▶ [Exercise]: Extract the lines from the first line of the records below through the line containing "pulls = [0, 0.06, 0.06, 0.06, 0.06]", inclusive, and reproduce them exactly as written.

▶ [Source data]:
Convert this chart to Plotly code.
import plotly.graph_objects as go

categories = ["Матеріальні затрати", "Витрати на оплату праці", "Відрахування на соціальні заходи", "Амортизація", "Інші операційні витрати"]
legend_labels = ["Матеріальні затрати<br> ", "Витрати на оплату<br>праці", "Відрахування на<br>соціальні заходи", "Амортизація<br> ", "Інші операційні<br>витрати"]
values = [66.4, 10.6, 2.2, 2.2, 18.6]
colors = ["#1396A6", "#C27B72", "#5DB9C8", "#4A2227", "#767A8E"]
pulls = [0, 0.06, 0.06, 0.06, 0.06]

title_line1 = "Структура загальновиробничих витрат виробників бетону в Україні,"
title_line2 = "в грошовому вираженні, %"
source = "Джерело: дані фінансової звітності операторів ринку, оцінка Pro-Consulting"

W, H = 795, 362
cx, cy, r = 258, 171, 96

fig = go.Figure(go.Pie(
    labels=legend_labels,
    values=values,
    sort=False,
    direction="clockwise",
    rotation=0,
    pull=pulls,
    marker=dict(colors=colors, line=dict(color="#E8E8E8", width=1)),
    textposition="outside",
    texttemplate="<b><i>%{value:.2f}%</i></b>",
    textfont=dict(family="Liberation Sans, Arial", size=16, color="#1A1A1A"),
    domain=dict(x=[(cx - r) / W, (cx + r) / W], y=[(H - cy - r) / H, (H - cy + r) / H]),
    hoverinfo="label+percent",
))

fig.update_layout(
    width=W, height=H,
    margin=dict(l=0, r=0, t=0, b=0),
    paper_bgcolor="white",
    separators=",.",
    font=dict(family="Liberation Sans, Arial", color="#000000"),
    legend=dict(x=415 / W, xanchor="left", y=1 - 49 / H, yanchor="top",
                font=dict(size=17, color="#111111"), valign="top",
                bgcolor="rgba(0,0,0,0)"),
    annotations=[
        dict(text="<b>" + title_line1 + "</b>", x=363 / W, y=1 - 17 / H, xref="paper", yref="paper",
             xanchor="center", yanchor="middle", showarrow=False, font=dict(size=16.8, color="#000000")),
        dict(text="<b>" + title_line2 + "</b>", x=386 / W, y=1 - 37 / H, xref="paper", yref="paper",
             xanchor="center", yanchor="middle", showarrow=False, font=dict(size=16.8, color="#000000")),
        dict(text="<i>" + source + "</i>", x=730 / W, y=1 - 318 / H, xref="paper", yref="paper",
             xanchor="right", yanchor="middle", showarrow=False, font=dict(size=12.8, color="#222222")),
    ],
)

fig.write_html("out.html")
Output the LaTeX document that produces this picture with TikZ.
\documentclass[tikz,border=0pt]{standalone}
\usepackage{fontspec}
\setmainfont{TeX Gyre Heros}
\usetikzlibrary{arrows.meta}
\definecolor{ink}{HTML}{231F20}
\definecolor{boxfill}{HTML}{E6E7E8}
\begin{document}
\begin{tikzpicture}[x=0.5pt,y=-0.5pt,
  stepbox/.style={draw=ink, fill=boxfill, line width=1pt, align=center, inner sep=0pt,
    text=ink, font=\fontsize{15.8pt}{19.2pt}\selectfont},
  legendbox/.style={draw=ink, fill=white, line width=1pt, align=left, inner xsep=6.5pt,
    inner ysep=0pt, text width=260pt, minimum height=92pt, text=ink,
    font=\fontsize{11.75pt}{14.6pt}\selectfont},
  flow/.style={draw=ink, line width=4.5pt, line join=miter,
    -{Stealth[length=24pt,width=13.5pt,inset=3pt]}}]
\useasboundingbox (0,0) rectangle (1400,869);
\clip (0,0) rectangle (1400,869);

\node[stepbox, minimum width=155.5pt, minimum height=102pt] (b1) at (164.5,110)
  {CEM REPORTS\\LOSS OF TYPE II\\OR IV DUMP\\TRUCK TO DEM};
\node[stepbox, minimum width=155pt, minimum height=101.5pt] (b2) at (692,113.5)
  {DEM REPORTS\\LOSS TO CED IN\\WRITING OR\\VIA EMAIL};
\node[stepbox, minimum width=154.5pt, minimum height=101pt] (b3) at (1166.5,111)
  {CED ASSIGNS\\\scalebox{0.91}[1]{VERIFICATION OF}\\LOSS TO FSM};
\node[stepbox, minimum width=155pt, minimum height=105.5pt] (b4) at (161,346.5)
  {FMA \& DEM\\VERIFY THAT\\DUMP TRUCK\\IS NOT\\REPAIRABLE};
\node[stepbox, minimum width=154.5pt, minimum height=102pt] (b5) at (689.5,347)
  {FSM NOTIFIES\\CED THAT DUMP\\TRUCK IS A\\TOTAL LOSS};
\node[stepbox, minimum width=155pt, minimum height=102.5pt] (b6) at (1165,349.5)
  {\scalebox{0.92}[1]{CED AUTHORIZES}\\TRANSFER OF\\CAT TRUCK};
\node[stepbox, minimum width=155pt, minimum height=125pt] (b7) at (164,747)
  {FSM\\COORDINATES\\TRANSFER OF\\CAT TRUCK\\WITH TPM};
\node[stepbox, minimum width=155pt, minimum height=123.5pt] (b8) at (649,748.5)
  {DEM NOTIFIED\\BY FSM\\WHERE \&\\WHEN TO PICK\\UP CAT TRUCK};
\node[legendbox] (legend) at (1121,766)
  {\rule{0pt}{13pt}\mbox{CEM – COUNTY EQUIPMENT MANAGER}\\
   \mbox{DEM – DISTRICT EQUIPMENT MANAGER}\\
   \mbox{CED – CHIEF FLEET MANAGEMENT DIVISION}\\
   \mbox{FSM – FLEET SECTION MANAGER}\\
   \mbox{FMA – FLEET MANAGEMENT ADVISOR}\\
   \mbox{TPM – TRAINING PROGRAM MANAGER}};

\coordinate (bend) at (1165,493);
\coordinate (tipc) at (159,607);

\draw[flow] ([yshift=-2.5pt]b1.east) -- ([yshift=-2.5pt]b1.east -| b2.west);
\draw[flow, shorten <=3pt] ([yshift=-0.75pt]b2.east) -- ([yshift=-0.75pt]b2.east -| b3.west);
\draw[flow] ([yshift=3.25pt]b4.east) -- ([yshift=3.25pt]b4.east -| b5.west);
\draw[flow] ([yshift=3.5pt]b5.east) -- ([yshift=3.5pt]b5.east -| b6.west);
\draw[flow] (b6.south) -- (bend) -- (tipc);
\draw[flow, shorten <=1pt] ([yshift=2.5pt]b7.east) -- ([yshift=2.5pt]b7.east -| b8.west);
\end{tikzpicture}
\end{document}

▶ [Answer to this problem]:
Convert this chart to Plotly code.
import plotly.graph_objects as go

categories = ["Матеріальні затрати", "Витрати на оплату праці", "Відрахування на соціальні заходи", "Амортизація", "Інші операційні витрати"]
legend_labels = ["Матеріальні затрати<br> ", "Витрати на оплату<br>праці", "Відрахування на<br>соціальні заходи", "Амортизація<br> ", "Інші операційні<br>витрати"]
values = [66.4, 10.6, 2.2, 2.2, 18.6]
colors = ["#1396A6", "#C27B72", "#5DB9C8", "#4A2227", "#767A8E"]
pulls = [0, 0.06, 0.06, 0.06, 0.06]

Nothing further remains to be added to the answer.